It’s easy to think that post-metal’s jumped the shark. Like post-rock before it, it almost seems to have become too formulaic. The build-climax-release formula is always effective and has been since the dawn of music itself, but it’s a musical tactic that you can see coming a mile away, and it’s become so ubiquitous that it’s almost impossible to tell one band in the Cult of NeurIsis from another. And so many of the previous titans have tweaked their formula or dissolved altogether – Isis is sadly no more, Neurosis has gotten folkier with each progressive album, Cult of Luna have moved on to greener and lusher musical pastures, and even Pelican has started singing on their records. Since each of the lesser bands have become almost interchangeable, a group doing something new with the formula is always going to be a welcome addition to the scene. But what is there left to do in a stagnant and predictable genre, you ask? Enter Richmond, Virginia’s Inter Arma, with their second full-length Sky Burial.

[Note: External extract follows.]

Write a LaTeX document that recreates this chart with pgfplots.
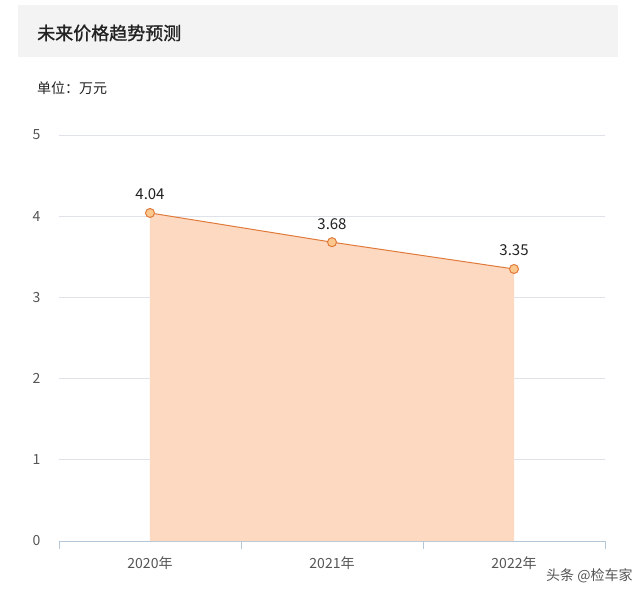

The really interesting thing about Inter Arma is how many elements they’re able to weave into their sound. Sky Burial features not just your typical guitar/bass/drums/vox setup, but there’s a ton more going on – atmospheric keyboards, acoustic interludes, Eastern percussion, and even a goddamn theremin on “Love Absolute.” The best part about this is that they’re able to weave it all together into a cohesive whole, which is difficult for any band to do without sounding like they’re deliberately throwing in everything but the kitchen sink. It’s a wide palette of sounds, but it never crosses the line into gratuitous and unpalatable Mr. Bungle territory. They know how to temper the more exotic elements of their sound and only use them where they’d be most effective; this self-control is very rare to see in a band’s sophomore album, and this reason alone is why Sky Burial’s worth at least a listen.
However, this is a post-metal album, so some of the tracks tend to be a bit predictable. While cuts like “Westward” and “Destroyer” have some solid Neurosis-esque sludge riffs, “‘sblood” meanders towards a climax that never really comes, and most tracks have the build-climax-release formula down to a tee. But Inter Arma know just how to shake things up in the best possible way. The highlight of the album for me, and the musical suite that defines the album’s mentality perfectly, is the two-parter “The Long Road Home.” The first part, “Iron Gate,” builds the mood with an acoustic passage and judicious use of atmospheric pads, but it really starts to take off in the second part with a soaring guitar solo that’s almost straight-up David Gilmour. The song builds, it rises, it lifts its skinny fists like antennas to heaven, you’re absolutely certain that it’s going to erupt in a heartfelt and glorious climax that you won’t even remember once the next track starts, but then out of nowhere WHAM, BLACK METAL BLASTBEATS. WHAT NOW, BITCH?
If you give Sky Burial a listen, it’s guaranteed that you’ll be surprised. If slow riffs and post-metal is your thing, I guarantee that you’ll probably even be pleasantly surprised. With a well-structured and well-paced debut that bucks convention and stands head and shoulders above a sea of lesser peers, Inter Arma has earned themselves a place on the map. If the next album’s anywhere near as good as Sky Burial, they could be spoken of in the same breath as the greats. Keep an eye on these guys; they’re destined for very good things.